Released to Public: Jupiter Montage (NASA)
Creative Commons License photo credit: pingnews.com

However, our Moon is quite remarkable in several ways. Moons in our solar system are generally much smaller than the planet they orbit. Jupiter and Saturn, for example, are about 25 times bigger across than their biggest moons. Earth, though, is only 3.67 times the diameter of our Moon. Also, moons usually orbit in the same plane as their planet’s equator. Our Moon, though, orbits within about 5 degrees of Earth’s orbital plane, called the ecliptic, which is not the plane of the equator since Earth is tilted 23.5 degrees on its axis.

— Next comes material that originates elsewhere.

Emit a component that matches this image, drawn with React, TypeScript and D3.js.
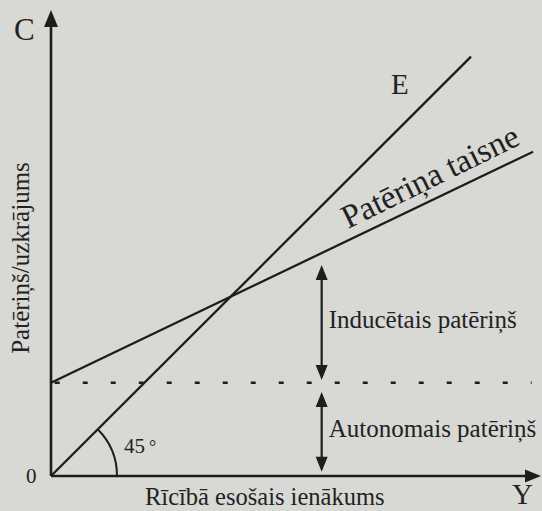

This leads most astronomers to believe that the Moon did not form with the Earth, but is the result of a collision with with an object roughly the size of Mars. According to this theory, the impactor (sometimes called ‘Theia’) struck a glancing blow on the Earth and was completely destroyed, and the Moon formed from the debris of Theia’s and Earth’s mantles.

This impact is what left Earth with a Moon much larger than what a planet Earth’s size would normally have, and left that Moon near Earth’s orbital plane (where the impact occured). Our relatively big moon has crucial effects not only on our tides, but also on the stability of Earth’s tilt.

Earth’s orbital tilt of about 23 and a half degrees as it goes around the Sun causes the seasons. The axis precesses, describing an aparent circle roughly every 26,000 years, but the amount of tilt (obliquity) stays nearly the same. Because the Moon acts a counterweight, the obliquity varies only between 22.1 degrees and 24.5 degrees over about 41,00 years (we are now at 23.44 degrees and decreasing). Even this orderly variation, called the Milankovitch cycle, is enough to influence our Ice Ages. Imagine the impact on Earth’s climate if there were no Moon, and the obliquity varied chaotically. This is exactly what happens at Mars, where the tiny moons Phobos and Deimos are not massive enough to influence Mars’ tilt.

Public Domain: Apollo 8 Looks at the Moon (NARA/NASA)
Creative Commons License photo credit: pingnews.com

One thing our Moon does have in common with most others is that it orbits the Earth and rotates on its own axis at the same rate. This is called ‘synchronous rotation’ and it occurs because the Moon is not exactly uniform in composition. From the time the Moon formed, the slightly heavier side was attracted to the Earth. Over time, this effect de-spun the Moon until it attained synchronous rotation. The Moon’s gravitational attraction also de-spins the Earth, although much more slowly as the Moon is less massive. As it does so, the Moon moves slightly farther from the Earth (just over 3 cm per year). The Moon is now 1.5 meters farther away that it was when Apollo astronauts went there. Don’t worry, though, by the time the Moon is far enough away to escape, the Sun will have become a red giant and swallowed both Earth and Moon anyway.

What is the shape of the Moon’s trajectory around the Sun? Perhaps not what you’d expect.

So, I encourage every one to watch for the reappearance of the Moon in the evening sky this week, even if you aren’t celebrating a New Year or an ‘Eid. The Earth’s companion gives all of us something to appreciate.